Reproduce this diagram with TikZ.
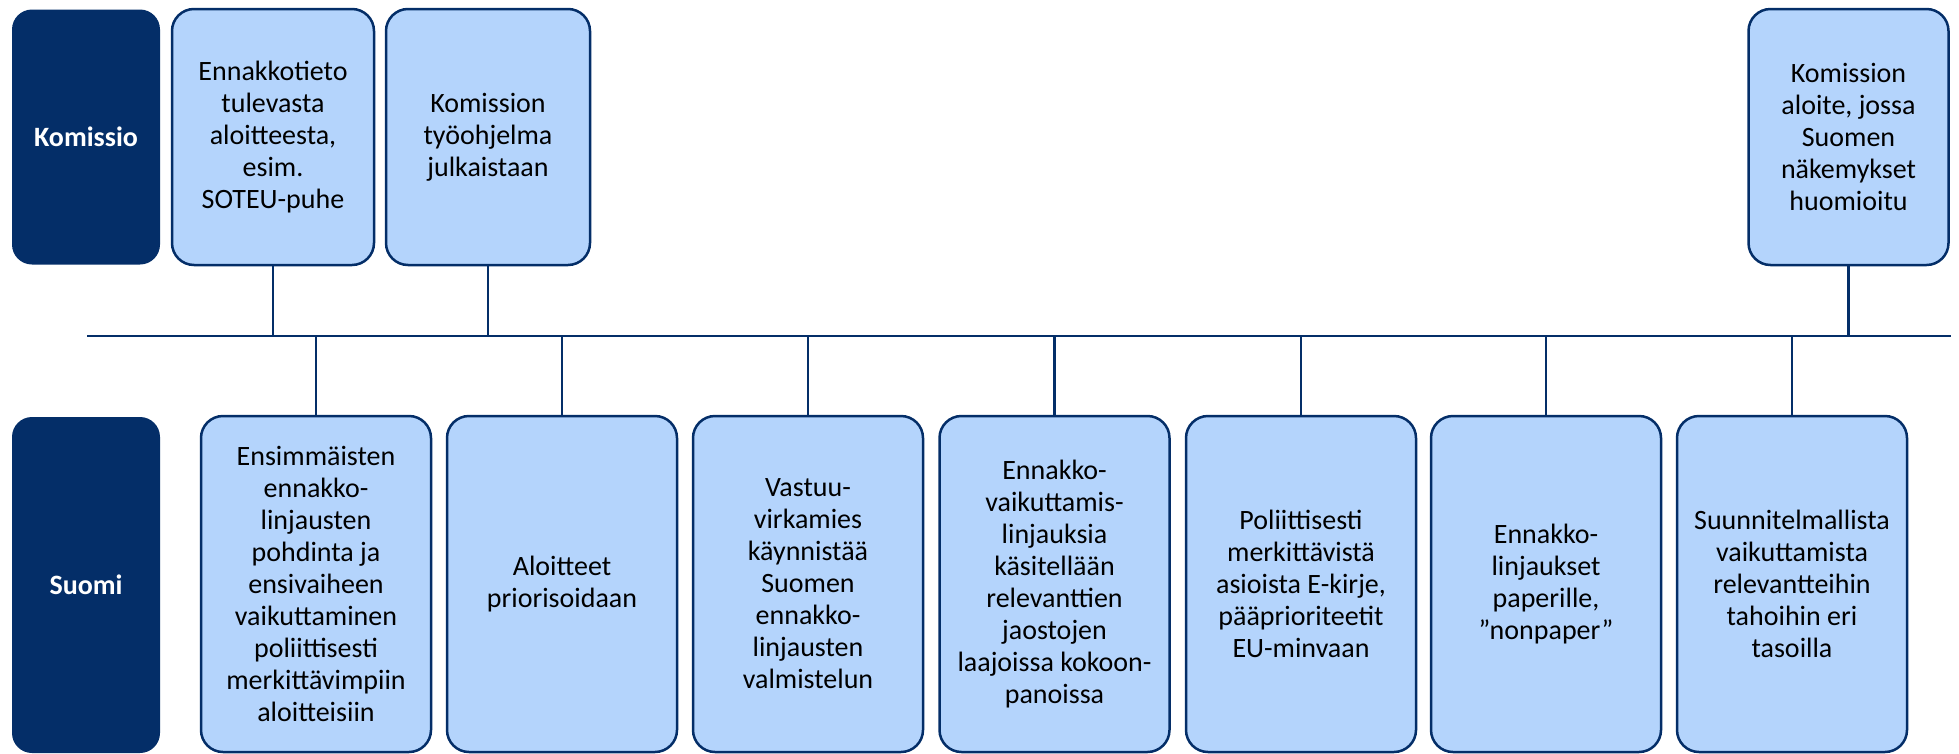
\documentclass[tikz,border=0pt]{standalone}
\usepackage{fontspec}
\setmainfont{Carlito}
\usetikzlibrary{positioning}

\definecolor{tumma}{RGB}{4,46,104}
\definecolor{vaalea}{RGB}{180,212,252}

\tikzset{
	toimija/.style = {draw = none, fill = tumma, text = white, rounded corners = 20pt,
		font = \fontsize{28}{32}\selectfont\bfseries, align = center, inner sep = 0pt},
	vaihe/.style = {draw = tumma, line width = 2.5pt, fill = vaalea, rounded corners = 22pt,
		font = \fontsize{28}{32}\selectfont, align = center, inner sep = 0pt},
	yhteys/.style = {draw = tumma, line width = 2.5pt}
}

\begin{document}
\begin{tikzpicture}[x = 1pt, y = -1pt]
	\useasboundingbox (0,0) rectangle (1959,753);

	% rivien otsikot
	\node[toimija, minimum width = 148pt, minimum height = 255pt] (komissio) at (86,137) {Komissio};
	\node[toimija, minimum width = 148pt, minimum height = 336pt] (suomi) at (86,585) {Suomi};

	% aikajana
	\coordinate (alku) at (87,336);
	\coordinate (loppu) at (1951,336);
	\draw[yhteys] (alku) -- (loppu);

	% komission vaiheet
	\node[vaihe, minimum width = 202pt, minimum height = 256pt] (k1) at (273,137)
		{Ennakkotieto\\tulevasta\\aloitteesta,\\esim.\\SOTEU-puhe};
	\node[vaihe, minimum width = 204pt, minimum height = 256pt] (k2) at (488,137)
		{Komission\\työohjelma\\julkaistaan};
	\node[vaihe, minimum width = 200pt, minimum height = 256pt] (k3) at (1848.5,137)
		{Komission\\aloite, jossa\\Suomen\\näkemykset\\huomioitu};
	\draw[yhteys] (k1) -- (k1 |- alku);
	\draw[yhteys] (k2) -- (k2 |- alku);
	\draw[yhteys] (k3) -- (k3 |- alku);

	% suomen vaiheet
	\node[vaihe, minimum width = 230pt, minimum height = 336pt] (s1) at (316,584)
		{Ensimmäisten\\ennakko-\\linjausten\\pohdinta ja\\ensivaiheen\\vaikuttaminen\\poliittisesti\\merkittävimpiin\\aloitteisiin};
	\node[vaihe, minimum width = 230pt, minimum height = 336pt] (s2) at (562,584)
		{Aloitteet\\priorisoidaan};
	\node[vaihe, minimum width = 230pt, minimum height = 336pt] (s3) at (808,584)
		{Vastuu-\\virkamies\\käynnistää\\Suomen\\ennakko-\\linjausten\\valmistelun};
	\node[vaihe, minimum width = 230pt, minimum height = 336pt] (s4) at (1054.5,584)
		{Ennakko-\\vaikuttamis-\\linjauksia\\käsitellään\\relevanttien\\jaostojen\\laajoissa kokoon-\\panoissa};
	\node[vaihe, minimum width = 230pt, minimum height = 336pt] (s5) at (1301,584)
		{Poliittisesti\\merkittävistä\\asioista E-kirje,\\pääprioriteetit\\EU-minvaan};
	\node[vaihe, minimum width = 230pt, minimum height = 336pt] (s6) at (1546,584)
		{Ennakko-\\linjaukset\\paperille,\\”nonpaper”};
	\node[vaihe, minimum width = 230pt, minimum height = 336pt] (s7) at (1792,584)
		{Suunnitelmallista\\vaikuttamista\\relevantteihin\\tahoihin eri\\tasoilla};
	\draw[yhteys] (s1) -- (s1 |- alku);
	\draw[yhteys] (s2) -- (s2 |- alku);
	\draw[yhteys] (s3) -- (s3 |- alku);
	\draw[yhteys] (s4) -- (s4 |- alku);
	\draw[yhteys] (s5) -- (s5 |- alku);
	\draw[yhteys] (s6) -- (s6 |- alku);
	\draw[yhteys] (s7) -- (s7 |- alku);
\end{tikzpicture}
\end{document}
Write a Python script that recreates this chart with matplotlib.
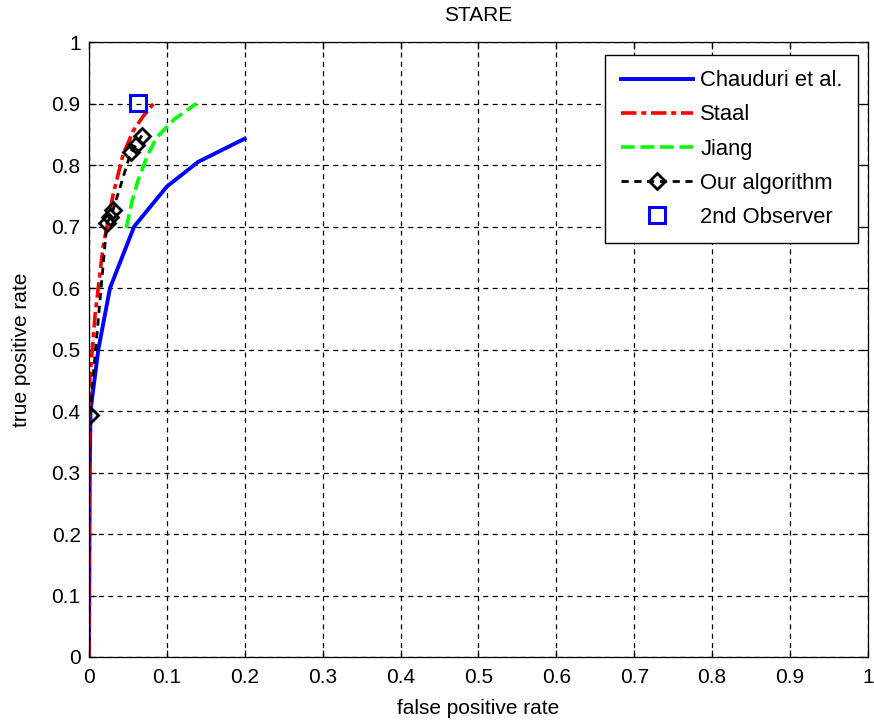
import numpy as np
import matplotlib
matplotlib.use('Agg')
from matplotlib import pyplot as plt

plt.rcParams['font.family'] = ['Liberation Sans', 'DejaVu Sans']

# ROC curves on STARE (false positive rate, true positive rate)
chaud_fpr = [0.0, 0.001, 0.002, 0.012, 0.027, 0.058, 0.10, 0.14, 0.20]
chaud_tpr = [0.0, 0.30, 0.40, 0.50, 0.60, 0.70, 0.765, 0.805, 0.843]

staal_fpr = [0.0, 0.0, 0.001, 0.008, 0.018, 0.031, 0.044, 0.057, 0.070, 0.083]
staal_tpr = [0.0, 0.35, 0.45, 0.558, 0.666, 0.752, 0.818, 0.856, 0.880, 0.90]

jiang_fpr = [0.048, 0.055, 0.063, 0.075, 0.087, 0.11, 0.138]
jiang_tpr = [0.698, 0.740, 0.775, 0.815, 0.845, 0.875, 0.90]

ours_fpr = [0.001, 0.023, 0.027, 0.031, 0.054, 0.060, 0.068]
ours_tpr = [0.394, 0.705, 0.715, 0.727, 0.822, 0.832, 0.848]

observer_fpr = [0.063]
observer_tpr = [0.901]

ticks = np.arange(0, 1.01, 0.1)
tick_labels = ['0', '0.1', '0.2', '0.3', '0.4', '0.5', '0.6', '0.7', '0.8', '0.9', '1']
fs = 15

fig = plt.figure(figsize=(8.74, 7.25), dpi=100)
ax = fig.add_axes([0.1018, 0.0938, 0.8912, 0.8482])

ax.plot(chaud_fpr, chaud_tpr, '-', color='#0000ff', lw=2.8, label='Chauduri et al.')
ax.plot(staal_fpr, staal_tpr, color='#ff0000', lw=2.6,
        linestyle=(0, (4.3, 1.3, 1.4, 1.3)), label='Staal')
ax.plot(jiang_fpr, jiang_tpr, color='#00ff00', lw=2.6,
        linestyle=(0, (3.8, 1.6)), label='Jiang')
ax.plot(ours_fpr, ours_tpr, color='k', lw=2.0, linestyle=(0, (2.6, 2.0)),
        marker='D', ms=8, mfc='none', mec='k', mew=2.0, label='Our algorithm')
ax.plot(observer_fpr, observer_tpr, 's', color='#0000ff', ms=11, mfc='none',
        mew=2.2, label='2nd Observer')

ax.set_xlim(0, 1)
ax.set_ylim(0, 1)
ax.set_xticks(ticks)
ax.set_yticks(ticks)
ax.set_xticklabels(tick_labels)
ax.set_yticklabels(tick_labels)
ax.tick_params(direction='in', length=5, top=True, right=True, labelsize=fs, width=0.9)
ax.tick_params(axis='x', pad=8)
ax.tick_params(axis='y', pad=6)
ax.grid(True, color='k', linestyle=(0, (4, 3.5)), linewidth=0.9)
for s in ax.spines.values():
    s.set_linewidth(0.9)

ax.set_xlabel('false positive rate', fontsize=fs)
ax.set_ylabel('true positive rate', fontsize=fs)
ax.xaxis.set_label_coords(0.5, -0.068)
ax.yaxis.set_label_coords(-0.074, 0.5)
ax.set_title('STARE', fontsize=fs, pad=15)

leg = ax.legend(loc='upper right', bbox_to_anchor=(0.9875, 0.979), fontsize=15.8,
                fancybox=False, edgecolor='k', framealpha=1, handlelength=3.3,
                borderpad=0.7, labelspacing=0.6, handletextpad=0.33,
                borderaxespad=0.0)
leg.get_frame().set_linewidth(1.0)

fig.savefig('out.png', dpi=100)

• GOAL
Without the pictures, write out all of the material exactly.

• EXERCISE OUTPUT
Reproduce this diagram with TikZ.
\documentclass[tikz,border=0pt]{standalone}
\usepackage{fontspec}
\setmainfont{Carlito}
\usetikzlibrary{positioning}

\definecolor{tumma}{RGB}{4,46,104}
\definecolor{vaalea}{RGB}{180,212,252}

\tikzset{
	toimija/.style = {draw = none, fill = tumma, text = white, rounded corners = 20pt,
		font = \fontsize{28}{32}\selectfont\bfseries, align = center, inner sep = 0pt},
	vaihe/.style = {draw = tumma, line width = 2.5pt, fill = vaalea, rounded corners = 22pt,
		font = \fontsize{28}{32}\selectfont, align = center, inner sep = 0pt},
	yhteys/.style = {draw = tumma, line width = 2.5pt}
}

\begin{document}
\begin{tikzpicture}[x = 1pt, y = -1pt]
	\useasboundingbox (0,0) rectangle (1959,753);

	% rivien otsikot
	\node[toimija, minimum width = 148pt, minimum height = 255pt] (komissio) at (86,137) {Komissio};
	\node[toimija, minimum width = 148pt, minimum height = 336pt] (suomi) at (86,585) {Suomi};

	% aikajana
	\coordinate (alku) at (87,336);
	\coordinate (loppu) at (1951,336);
	\draw[yhteys] (alku) -- (loppu);

	% komission vaiheet
	\node[vaihe, minimum width = 202pt, minimum height = 256pt] (k1) at (273,137)
		{Ennakkotieto\\tulevasta\\aloitteesta,\\esim.\\SOTEU-puhe};
	\node[vaihe, minimum width = 204pt, minimum height = 256pt] (k2) at (488,137)
		{Komission\\työohjelma\\julkaistaan};
	\node[vaihe, minimum width = 200pt, minimum height = 256pt] (k3) at (1848.5,137)
		{Komission\\aloite, jossa\\Suomen\\näkemykset\\huomioitu};
	\draw[yhteys] (k1) -- (k1 |- alku);
	\draw[yhteys] (k2) -- (k2 |- alku);
	\draw[yhteys] (k3) -- (k3 |- alku);

	% suomen vaiheet
	\node[vaihe, minimum width = 230pt, minimum height = 336pt] (s1) at (316,584)
		{Ensimmäisten\\ennakko-\\linjausten\\pohdinta ja\\ensivaiheen\\vaikuttaminen\\poliittisesti\\merkittävimpiin\\aloitteisiin};
	\node[vaihe, minimum width = 230pt, minimum height = 336pt] (s2) at (562,584)
		{Aloitteet\\priorisoidaan};
	\node[vaihe, minimum width = 230pt, minimum height = 336pt] (s3) at (808,584)
		{Vastuu-\\virkamies\\käynnistää\\Suomen\\ennakko-\\linjausten\\valmistelun};
	\node[vaihe, minimum width = 230pt, minimum height = 336pt] (s4) at (1054.5,584)
		{Ennakko-\\vaikuttamis-\\linjauksia\\käsitellään\\relevanttien\\jaostojen\\laajoissa kokoon-\\panoissa};
	\node[vaihe, minimum width = 230pt, minimum height = 336pt] (s5) at (1301,584)
		{Poliittisesti\\merkittävistä\\asioista E-kirje,\\pääprioriteetit\\EU-minvaan};
	\node[vaihe, minimum width = 230pt, minimum height = 336pt] (s6) at (1546,584)
		{Ennakko-\\linjaukset\\paperille,\\”nonpaper”};
	\node[vaihe, minimum width = 230pt, minimum height = 336pt] (s7) at (1792,584)
		{Suunnitelmallista\\vaikuttamista\\relevantteihin\\tahoihin eri\\tasoilla};
	\draw[yhteys] (s1) -- (s1 |- alku);
	\draw[yhteys] (s2) -- (s2 |- alku);
	\draw[yhteys] (s3) -- (s3 |- alku);
	\draw[yhteys] (s4) -- (s4 |- alku);
	\draw[yhteys] (s5) -- (s5 |- alku);
	\draw[yhteys] (s6) -- (s6 |- alku);
	\draw[yhteys] (s7) -- (s7 |- alku);
\end{tikzpicture}
\end{document}
Write a Python script that recreates this chart with matplotlib.
import numpy as np
import matplotlib
matplotlib.use('Agg')
from matplotlib import pyplot as plt

plt.rcParams['font.family'] = ['Liberation Sans', 'DejaVu Sans']

# ROC curves on STARE (false positive rate, true positive rate)
chaud_fpr = [0.0, 0.001, 0.002, 0.012, 0.027, 0.058, 0.10, 0.14, 0.20]
chaud_tpr = [0.0, 0.30, 0.40, 0.50, 0.60, 0.70, 0.765, 0.805, 0.843]

staal_fpr = [0.0, 0.0, 0.001, 0.008, 0.018, 0.031, 0.044, 0.057, 0.070, 0.083]
staal_tpr = [0.0, 0.35, 0.45, 0.558, 0.666, 0.752, 0.818, 0.856, 0.880, 0.90]

jiang_fpr = [0.048, 0.055, 0.063, 0.075, 0.087, 0.11, 0.138]
jiang_tpr = [0.698, 0.740, 0.775, 0.815, 0.845, 0.875, 0.90]

ours_fpr = [0.001, 0.023, 0.027, 0.031, 0.054, 0.060, 0.068]
ours_tpr = [0.394, 0.705, 0.715, 0.727, 0.822, 0.832, 0.848]

observer_fpr = [0.063]
observer_tpr = [0.901]

ticks = np.arange(0, 1.01, 0.1)
tick_labels = ['0', '0.1', '0.2', '0.3', '0.4', '0.5', '0.6', '0.7', '0.8', '0.9', '1']
fs = 15

fig = plt.figure(figsize=(8.74, 7.25), dpi=100)
ax = fig.add_axes([0.1018, 0.0938, 0.8912, 0.8482])

ax.plot(chaud_fpr, chaud_tpr, '-', color='#0000ff', lw=2.8, label='Chauduri et al.')
ax.plot(staal_fpr, staal_tpr, color='#ff0000', lw=2.6,
        linestyle=(0, (4.3, 1.3, 1.4, 1.3)), label='Staal')
ax.plot(jiang_fpr, jiang_tpr, color='#00ff00', lw=2.6,
        linestyle=(0, (3.8, 1.6)), label='Jiang')
ax.plot(ours_fpr, ours_tpr, color='k', lw=2.0, linestyle=(0, (2.6, 2.0)),
        marker='D', ms=8, mfc='none', mec='k', mew=2.0, label='Our algorithm')
ax.plot(observer_fpr, observer_tpr, 's', color='#0000ff', ms=11, mfc='none',
        mew=2.2, label='2nd Observer')

ax.set_xlim(0, 1)
ax.set_ylim(0, 1)
ax.set_xticks(ticks)
ax.set_yticks(ticks)
ax.set_xticklabels(tick_labels)
ax.set_yticklabels(tick_labels)
ax.tick_params(direction='in', length=5, top=True, right=True, labelsize=fs, width=0.9)
ax.tick_params(axis='x', pad=8)
ax.tick_params(axis='y', pad=6)
ax.grid(True, color='k', linestyle=(0, (4, 3.5)), linewidth=0.9)
for s in ax.spines.values():
    s.set_linewidth(0.9)

ax.set_xlabel('false positive rate', fontsize=fs)
ax.set_ylabel('true positive rate', fontsize=fs)
ax.xaxis.set_label_coords(0.5, -0.068)
ax.yaxis.set_label_coords(-0.074, 0.5)
ax.set_title('STARE', fontsize=fs, pad=15)

leg = ax.legend(loc='upper right', bbox_to_anchor=(0.9875, 0.979), fontsize=15.8,
                fancybox=False, edgecolor='k', framealpha=1, handlelength=3.3,
                borderpad=0.7, labelspacing=0.6, handletextpad=0.33,
                borderaxespad=0.0)
leg.get_frame().set_linewidth(1.0)

fig.savefig('out.png', dpi=100)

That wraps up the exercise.